> Exercise objective: Include the line containing "const cutoffQFR = 0.8;" and all lines before it, repeated exactly from the listing below, without pictures.

> Source excerpt:
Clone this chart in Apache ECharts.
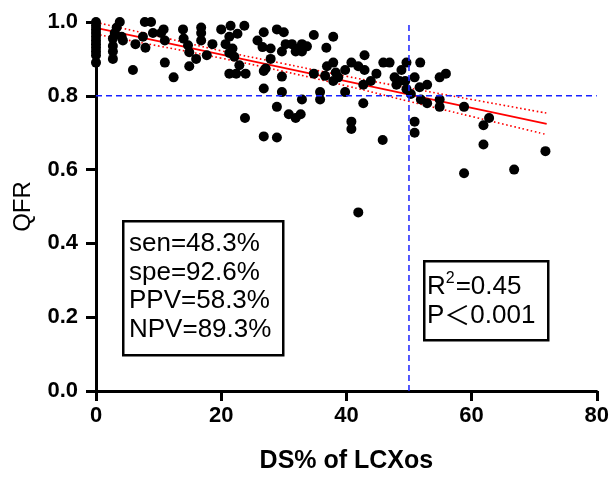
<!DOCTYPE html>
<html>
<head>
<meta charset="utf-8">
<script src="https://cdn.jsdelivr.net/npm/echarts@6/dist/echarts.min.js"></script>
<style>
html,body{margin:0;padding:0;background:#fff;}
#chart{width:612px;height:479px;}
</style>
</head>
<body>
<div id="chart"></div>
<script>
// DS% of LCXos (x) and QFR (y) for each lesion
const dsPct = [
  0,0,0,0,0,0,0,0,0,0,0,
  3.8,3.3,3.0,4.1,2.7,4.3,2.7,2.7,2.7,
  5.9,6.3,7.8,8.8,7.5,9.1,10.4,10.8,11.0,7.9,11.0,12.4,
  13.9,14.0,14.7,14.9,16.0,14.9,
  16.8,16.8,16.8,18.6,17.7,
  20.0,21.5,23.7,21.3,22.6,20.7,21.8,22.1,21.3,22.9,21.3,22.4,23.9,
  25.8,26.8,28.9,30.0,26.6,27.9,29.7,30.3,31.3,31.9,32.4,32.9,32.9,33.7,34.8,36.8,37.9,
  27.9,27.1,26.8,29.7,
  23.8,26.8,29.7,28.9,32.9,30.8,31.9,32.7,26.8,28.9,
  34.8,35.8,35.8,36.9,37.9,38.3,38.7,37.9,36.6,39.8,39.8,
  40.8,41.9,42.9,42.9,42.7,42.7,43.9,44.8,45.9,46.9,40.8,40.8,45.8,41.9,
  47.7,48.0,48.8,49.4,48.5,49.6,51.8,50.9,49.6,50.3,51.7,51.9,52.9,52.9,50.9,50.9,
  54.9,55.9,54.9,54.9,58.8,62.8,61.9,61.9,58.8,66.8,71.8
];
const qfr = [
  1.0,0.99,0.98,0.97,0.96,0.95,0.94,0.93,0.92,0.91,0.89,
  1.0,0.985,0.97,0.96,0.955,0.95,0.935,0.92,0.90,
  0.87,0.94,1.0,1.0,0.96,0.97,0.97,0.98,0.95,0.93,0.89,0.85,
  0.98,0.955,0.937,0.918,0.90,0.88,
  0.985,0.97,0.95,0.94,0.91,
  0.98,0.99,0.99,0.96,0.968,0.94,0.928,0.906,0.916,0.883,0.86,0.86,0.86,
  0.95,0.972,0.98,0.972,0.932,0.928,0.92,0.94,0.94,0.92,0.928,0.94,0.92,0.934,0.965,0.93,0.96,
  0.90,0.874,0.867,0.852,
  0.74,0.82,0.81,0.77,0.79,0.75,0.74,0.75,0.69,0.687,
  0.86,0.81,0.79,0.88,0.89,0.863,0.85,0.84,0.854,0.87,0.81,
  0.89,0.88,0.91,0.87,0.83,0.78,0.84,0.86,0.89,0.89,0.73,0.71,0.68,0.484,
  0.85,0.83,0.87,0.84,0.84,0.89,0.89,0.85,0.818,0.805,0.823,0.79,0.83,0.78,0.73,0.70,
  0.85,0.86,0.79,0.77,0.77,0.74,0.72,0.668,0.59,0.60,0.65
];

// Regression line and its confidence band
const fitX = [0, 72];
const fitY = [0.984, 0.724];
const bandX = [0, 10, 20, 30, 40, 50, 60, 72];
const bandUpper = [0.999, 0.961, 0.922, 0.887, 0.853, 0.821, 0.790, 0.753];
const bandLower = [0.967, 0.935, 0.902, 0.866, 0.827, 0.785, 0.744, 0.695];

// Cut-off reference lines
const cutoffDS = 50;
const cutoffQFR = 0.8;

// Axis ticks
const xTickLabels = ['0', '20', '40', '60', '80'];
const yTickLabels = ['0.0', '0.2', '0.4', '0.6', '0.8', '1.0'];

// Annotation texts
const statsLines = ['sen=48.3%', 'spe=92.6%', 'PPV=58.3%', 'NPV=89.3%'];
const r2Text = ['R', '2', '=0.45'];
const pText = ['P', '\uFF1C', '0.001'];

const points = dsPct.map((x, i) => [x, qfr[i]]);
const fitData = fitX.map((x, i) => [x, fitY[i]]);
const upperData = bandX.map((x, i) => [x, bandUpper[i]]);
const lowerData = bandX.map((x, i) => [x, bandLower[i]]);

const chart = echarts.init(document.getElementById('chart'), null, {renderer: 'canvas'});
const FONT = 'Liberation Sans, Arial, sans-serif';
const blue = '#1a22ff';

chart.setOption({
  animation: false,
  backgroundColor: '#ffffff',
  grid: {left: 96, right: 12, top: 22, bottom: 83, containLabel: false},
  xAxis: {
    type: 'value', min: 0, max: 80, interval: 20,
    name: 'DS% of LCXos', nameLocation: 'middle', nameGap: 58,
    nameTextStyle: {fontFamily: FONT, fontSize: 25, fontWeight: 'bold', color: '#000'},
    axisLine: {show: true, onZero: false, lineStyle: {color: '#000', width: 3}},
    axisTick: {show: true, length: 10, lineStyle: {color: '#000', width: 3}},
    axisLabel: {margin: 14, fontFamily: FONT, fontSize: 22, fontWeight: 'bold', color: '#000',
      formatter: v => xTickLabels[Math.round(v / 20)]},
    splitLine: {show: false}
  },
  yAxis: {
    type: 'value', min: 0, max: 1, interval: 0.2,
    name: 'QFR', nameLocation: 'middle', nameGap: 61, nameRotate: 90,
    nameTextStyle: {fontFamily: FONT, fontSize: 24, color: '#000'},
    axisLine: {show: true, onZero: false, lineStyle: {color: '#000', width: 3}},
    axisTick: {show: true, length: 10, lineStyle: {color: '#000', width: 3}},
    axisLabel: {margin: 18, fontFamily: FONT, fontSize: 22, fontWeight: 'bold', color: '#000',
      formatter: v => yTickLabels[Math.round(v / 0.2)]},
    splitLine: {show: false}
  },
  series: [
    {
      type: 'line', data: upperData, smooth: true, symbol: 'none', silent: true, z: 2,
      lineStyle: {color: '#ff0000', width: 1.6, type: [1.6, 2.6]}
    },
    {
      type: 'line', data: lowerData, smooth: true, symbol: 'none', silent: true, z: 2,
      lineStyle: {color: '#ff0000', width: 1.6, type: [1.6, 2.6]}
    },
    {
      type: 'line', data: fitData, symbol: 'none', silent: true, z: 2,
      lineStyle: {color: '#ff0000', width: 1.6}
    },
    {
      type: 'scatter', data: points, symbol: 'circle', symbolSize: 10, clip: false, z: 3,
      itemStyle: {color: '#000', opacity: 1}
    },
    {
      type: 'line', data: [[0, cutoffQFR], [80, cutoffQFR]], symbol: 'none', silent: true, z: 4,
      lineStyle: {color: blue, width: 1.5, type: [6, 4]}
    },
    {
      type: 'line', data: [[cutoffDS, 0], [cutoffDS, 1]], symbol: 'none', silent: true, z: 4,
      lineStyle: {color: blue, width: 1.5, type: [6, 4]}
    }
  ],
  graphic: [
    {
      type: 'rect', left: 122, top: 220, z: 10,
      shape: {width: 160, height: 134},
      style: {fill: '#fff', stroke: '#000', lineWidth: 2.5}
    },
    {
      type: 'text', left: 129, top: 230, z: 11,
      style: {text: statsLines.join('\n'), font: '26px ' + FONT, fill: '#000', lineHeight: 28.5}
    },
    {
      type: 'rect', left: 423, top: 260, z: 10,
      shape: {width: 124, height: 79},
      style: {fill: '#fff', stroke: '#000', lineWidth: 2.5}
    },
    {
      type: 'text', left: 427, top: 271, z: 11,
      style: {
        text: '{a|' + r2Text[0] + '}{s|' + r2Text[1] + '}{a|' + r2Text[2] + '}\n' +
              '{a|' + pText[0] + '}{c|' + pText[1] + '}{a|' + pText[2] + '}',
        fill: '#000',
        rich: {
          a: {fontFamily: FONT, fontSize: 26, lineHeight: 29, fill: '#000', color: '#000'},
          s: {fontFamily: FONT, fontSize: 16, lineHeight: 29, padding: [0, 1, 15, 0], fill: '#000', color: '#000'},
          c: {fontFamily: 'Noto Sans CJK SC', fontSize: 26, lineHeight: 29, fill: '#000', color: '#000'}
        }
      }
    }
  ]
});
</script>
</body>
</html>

> Finished answer:
Clone this chart in Apache ECharts.
<!DOCTYPE html>
<html>
<head>
<meta charset="utf-8">
<script src="https://cdn.jsdelivr.net/npm/echarts@6/dist/echarts.min.js"></script>
<style>
html,body{margin:0;padding:0;background:#fff;}
#chart{width:612px;height:479px;}
</style>
</head>
<body>
<div id="chart"></div>
<script>
// DS% of LCXos (x) and QFR (y) for each lesion
const dsPct = [
  0,0,0,0,0,0,0,0,0,0,0,
  3.8,3.3,3.0,4.1,2.7,4.3,2.7,2.7,2.7,
  5.9,6.3,7.8,8.8,7.5,9.1,10.4,10.8,11.0,7.9,11.0,12.4,
  13.9,14.0,14.7,14.9,16.0,14.9,
  16.8,16.8,16.8,18.6,17.7,
  20.0,21.5,23.7,21.3,22.6,20.7,21.8,22.1,21.3,22.9,21.3,22.4,23.9,
  25.8,26.8,28.9,30.0,26.6,27.9,29.7,30.3,31.3,31.9,32.4,32.9,32.9,33.7,34.8,36.8,37.9,
  27.9,27.1,26.8,29.7,
  23.8,26.8,29.7,28.9,32.9,30.8,31.9,32.7,26.8,28.9,
  34.8,35.8,35.8,36.9,37.9,38.3,38.7,37.9,36.6,39.8,39.8,
  40.8,41.9,42.9,42.9,42.7,42.7,43.9,44.8,45.9,46.9,40.8,40.8,45.8,41.9,
  47.7,48.0,48.8,49.4,48.5,49.6,51.8,50.9,49.6,50.3,51.7,51.9,52.9,52.9,50.9,50.9,
  54.9,55.9,54.9,54.9,58.8,62.8,61.9,61.9,58.8,66.8,71.8
];
const qfr = [
  1.0,0.99,0.98,0.97,0.96,0.95,0.94,0.93,0.92,0.91,0.89,
  1.0,0.985,0.97,0.96,0.955,0.95,0.935,0.92,0.90,
  0.87,0.94,1.0,1.0,0.96,0.97,0.97,0.98,0.95,0.93,0.89,0.85,
  0.98,0.955,0.937,0.918,0.90,0.88,
  0.985,0.97,0.95,0.94,0.91,
  0.98,0.99,0.99,0.96,0.968,0.94,0.928,0.906,0.916,0.883,0.86,0.86,0.86,
  0.95,0.972,0.98,0.972,0.932,0.928,0.92,0.94,0.94,0.92,0.928,0.94,0.92,0.934,0.965,0.93,0.96,
  0.90,0.874,0.867,0.852,
  0.74,0.82,0.81,0.77,0.79,0.75,0.74,0.75,0.69,0.687,
  0.86,0.81,0.79,0.88,0.89,0.863,0.85,0.84,0.854,0.87,0.81,
  0.89,0.88,0.91,0.87,0.83,0.78,0.84,0.86,0.89,0.89,0.73,0.71,0.68,0.484,
  0.85,0.83,0.87,0.84,0.84,0.89,0.89,0.85,0.818,0.805,0.823,0.79,0.83,0.78,0.73,0.70,
  0.85,0.86,0.79,0.77,0.77,0.74,0.72,0.668,0.59,0.60,0.65
];

// Regression line and its confidence band
const fitX = [0, 72];
const fitY = [0.984, 0.724];
const bandX = [0, 10, 20, 30, 40, 50, 60, 72];
const bandUpper = [0.999, 0.961, 0.922, 0.887, 0.853, 0.821, 0.790, 0.753];
const bandLower = [0.967, 0.935, 0.902, 0.866, 0.827, 0.785, 0.744, 0.695];

// Cut-off reference lines
const cutoffDS = 50;
const cutoffQFR = 0.8;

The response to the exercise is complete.